During the period of Christ’s Millennial reign of righteousness on earth, Satan will be fully
bound so that he can deceive the nations no more (Revelation 20: 1-3), and God will pour out
His spirit for all flesh (Joel 2: 28). The Seed of Abraham, Christ and His Church, will bless all
the families of the earth with the knowledge of the Truth and with an opportunity for restitution
to the image of God as represented in father Adam. They will also have the advantage of the
experiences of the fall and of the recovery from it.
During that Age there will be no tentative justification, for the people will not receive the
reckoned imputation of Christ’s ransom merit. Instead, they will receive the applied ransom
merit of Christ. The application of Christ’s ransom merit for them will grant them the
forgiveness of their sins, and thus will cancel their Adamic sentence. This will result in the non
elect being awakened from the death state and placed on trial for eternal life.
The Millennial justification will require the entire Millennium to complete. The people will not
attain human perfection instantaneously, but gradually, as they exercise faith and obedience.
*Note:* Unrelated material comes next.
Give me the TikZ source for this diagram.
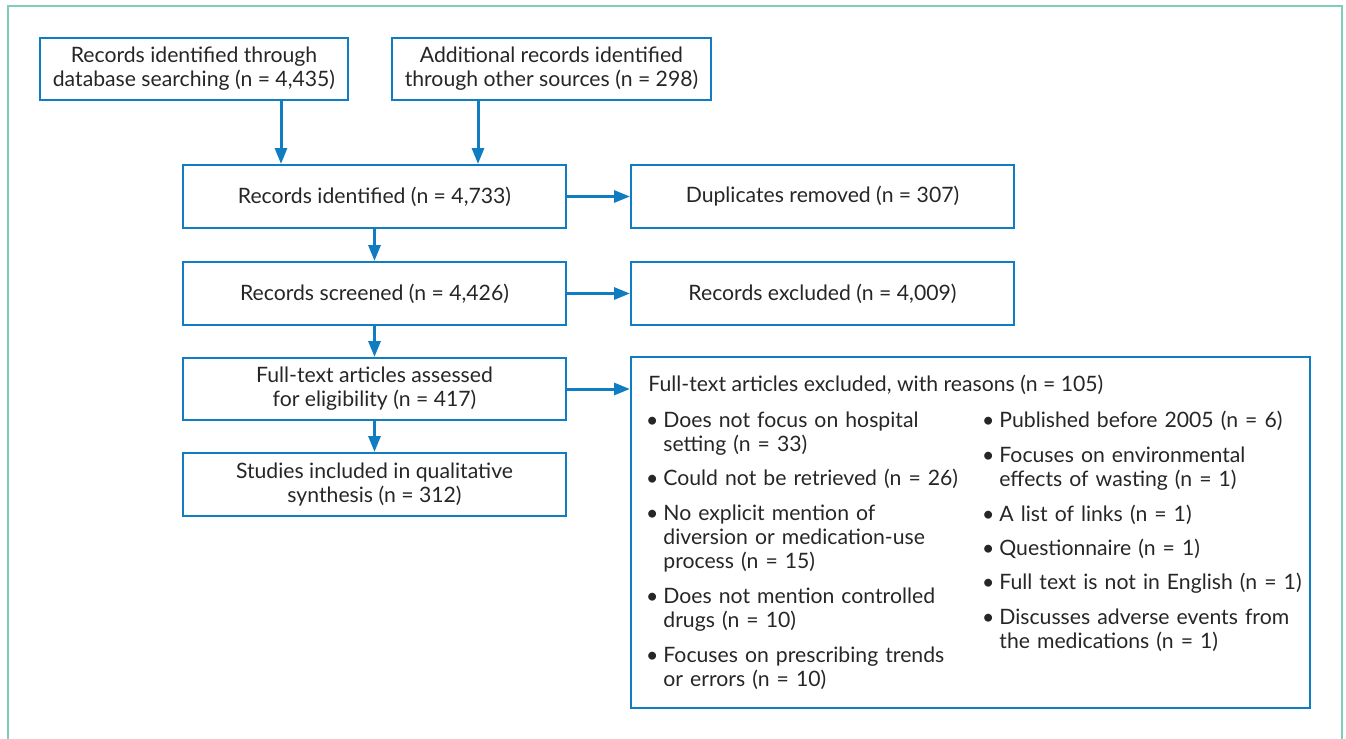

The
Millennial faith however will not be a sightless faith such as we must now exercise, for the
evidence then will be convincing to everyone; all will witness the effects of the curse being
gradually removed, and their opposite blessings prevailing everywhere. But they will have to
obey the Millennial teachings and arrangements completely in order to gain justification in its
fullness. Whereas faith is the justifying instrumentality in this Age, obedience, works, will be the
justifying instrumentality in the next Age. Jesus and the Church will heal the people of the curse
and bestow restitution upon them by giving them Jesus’ perfect human merit – perfect life,
perfect bodies, the right to life and its life-rights.
By the end of the Millennium, as faith and obedience is exercised in all its details, all the effects
of the curse will then have been destroyed, and all then living will be perfect physically,
mentally, artistically, morally and religiously – having regained everything that father Adam was
given at his creation, but lost because of his disobedience.